** begin **
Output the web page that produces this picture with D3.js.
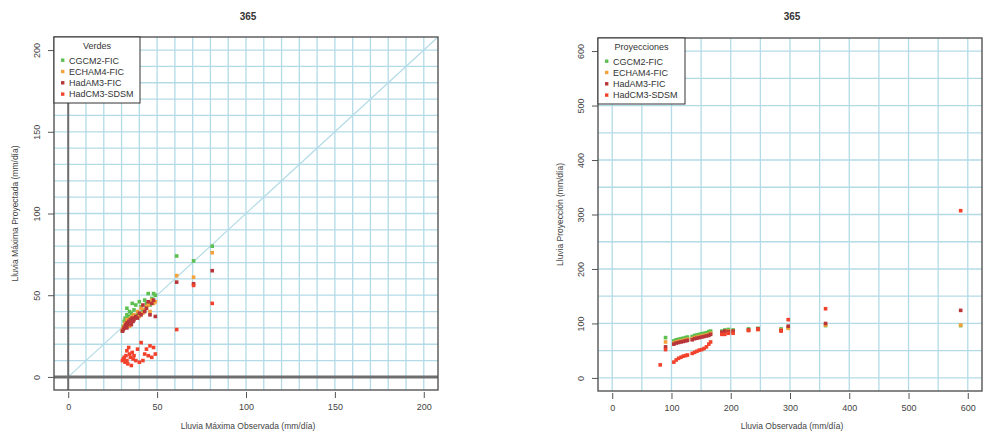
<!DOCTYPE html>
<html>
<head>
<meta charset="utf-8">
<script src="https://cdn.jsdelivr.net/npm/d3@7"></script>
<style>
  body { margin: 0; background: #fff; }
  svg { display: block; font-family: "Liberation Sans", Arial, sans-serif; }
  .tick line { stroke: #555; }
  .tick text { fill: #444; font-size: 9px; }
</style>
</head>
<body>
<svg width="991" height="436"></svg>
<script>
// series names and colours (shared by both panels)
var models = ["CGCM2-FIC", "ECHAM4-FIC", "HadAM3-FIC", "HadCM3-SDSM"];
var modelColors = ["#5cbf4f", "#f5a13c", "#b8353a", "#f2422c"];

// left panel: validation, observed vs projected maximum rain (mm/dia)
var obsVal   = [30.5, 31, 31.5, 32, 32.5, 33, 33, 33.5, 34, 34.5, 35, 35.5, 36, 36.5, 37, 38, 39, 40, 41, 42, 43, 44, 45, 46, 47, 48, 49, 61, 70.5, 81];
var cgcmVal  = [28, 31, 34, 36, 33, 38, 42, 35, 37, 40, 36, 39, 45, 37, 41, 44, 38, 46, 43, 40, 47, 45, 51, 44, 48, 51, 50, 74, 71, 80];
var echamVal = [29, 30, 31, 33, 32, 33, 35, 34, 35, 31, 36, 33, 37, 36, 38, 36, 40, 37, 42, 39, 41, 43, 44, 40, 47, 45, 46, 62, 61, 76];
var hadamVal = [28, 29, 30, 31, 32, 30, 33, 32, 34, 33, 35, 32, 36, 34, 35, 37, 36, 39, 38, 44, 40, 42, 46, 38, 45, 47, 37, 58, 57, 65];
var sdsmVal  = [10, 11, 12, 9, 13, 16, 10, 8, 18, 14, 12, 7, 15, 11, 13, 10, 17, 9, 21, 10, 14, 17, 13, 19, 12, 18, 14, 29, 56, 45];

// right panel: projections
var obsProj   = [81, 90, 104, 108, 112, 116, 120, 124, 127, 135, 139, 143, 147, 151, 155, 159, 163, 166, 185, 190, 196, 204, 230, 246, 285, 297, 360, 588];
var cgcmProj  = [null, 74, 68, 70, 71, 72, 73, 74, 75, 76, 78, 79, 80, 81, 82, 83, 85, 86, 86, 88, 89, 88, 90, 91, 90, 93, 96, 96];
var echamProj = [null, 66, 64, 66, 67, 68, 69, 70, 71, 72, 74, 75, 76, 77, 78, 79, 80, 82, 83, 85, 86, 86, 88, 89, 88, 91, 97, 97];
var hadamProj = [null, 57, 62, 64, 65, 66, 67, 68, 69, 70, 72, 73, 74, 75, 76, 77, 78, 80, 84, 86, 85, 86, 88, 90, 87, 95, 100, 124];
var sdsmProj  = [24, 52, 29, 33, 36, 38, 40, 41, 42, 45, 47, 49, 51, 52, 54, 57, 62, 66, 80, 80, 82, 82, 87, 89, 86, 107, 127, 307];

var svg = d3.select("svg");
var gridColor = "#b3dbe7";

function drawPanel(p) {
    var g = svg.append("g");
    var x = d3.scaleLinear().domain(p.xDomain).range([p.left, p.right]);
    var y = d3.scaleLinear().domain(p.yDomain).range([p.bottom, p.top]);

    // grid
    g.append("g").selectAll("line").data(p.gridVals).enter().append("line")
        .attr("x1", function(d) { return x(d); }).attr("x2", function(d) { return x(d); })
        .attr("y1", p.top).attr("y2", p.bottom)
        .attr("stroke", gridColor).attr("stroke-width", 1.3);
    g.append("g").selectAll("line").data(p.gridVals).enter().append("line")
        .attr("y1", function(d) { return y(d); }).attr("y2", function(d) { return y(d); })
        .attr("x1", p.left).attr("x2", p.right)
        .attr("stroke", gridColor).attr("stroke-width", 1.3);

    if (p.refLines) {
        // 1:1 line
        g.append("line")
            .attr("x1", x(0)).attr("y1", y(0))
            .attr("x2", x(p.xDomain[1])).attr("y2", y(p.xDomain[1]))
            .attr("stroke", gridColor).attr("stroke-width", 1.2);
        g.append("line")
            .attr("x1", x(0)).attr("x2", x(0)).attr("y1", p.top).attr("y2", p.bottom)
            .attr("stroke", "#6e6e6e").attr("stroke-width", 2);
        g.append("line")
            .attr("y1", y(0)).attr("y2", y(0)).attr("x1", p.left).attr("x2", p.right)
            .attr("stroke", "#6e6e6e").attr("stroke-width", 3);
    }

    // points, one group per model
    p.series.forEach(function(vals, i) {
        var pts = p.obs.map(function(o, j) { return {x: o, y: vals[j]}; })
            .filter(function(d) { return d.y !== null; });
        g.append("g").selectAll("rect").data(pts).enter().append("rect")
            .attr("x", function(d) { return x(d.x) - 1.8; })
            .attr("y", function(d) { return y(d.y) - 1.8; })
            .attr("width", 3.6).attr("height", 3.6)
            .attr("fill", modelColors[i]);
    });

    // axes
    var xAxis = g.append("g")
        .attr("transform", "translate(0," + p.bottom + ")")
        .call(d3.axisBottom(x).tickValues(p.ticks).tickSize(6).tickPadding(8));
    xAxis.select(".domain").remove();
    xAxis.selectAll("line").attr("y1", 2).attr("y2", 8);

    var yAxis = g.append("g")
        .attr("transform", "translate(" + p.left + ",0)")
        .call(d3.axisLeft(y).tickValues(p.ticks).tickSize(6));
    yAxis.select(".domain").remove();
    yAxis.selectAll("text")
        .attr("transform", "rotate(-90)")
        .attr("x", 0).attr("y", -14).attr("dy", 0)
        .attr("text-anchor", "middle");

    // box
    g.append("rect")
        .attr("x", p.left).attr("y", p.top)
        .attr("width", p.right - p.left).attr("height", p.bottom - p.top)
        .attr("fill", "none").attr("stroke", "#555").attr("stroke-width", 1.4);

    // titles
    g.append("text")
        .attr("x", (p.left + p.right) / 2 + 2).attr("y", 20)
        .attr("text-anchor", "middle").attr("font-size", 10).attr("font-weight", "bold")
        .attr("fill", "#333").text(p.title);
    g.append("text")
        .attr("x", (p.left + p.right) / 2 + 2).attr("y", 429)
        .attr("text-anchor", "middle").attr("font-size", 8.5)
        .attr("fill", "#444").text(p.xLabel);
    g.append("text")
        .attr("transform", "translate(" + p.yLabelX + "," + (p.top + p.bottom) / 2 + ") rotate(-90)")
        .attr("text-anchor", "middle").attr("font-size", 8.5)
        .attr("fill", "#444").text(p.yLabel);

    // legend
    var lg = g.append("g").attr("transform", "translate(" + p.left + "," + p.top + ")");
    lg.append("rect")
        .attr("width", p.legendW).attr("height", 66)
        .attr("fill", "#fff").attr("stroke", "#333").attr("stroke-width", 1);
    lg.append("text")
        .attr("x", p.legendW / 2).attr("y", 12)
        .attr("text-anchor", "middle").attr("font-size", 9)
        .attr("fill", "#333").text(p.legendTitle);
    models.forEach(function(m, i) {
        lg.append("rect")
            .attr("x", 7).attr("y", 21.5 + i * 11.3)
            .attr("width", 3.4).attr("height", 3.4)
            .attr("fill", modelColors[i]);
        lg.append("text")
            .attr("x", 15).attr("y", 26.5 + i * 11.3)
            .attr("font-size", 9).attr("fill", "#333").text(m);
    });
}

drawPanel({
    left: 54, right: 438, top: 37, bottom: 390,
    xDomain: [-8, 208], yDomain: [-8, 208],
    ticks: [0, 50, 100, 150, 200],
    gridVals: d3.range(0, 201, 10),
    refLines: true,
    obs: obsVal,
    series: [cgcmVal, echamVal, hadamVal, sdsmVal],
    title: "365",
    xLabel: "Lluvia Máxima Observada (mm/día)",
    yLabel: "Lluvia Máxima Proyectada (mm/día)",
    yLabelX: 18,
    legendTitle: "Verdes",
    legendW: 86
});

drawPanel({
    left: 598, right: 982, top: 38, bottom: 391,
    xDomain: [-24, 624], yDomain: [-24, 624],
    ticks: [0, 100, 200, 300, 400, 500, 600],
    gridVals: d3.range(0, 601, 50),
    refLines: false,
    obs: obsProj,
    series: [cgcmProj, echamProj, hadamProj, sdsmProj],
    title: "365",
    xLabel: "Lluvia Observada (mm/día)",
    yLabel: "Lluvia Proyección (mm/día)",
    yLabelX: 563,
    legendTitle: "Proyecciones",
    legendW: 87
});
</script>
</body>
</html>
** end **
DESCRIPTION OF THE TASK: Reproduce the data above word for word from its first line through the line that holds "29, 56, 45];", both ends included; skip pictures.

SOLVED EXERCISE:
Output the web page that produces this picture with D3.js.
<!DOCTYPE html>
<html>
<head>
<meta charset="utf-8">
<script src="https://cdn.jsdelivr.net/npm/d3@7"></script>
<style>
  body { margin: 0; background: #fff; }
  svg { display: block; font-family: "Liberation Sans", Arial, sans-serif; }
  .tick line { stroke: #555; }
  .tick text { fill: #444; font-size: 9px; }
</style>
</head>
<body>
<svg width="991" height="436"></svg>
<script>
// series names and colours (shared by both panels)
var models = ["CGCM2-FIC", "ECHAM4-FIC", "HadAM3-FIC", "HadCM3-SDSM"];
var modelColors = ["#5cbf4f", "#f5a13c", "#b8353a", "#f2422c"];

// left panel: validation, observed vs projected maximum rain (mm/dia)
var obsVal   = [30.5, 31, 31.5, 32, 32.5, 33, 33, 33.5, 34, 34.5, 35, 35.5, 36, 36.5, 37, 38, 39, 40, 41, 42, 43, 44, 45, 46, 47, 48, 49, 61, 70.5, 81];
var cgcmVal  = [28, 31, 34, 36, 33, 38, 42, 35, 37, 40, 36, 39, 45, 37, 41, 44, 38, 46, 43, 40, 47, 45, 51, 44, 48, 51, 50, 74, 71, 80];
var echamVal = [29, 30, 31, 33, 32, 33, 35, 34, 35, 31, 36, 33, 37, 36, 38, 36, 40, 37, 42, 39, 41, 43, 44, 40, 47, 45, 46, 62, 61, 76];
var hadamVal = [28, 29, 30, 31, 32, 30, 33, 32, 34, 33, 35, 32, 36, 34, 35, 37, 36, 39, 38, 44, 40, 42, 46, 38, 45, 47, 37, 58, 57, 65];
var sdsmVal  = [10, 11, 12, 9, 13, 16, 10, 8, 18, 14, 12, 7, 15, 11, 13, 10, 17, 9, 21, 10, 14, 17, 13, 19, 12, 18, 14, 29, 56, 45];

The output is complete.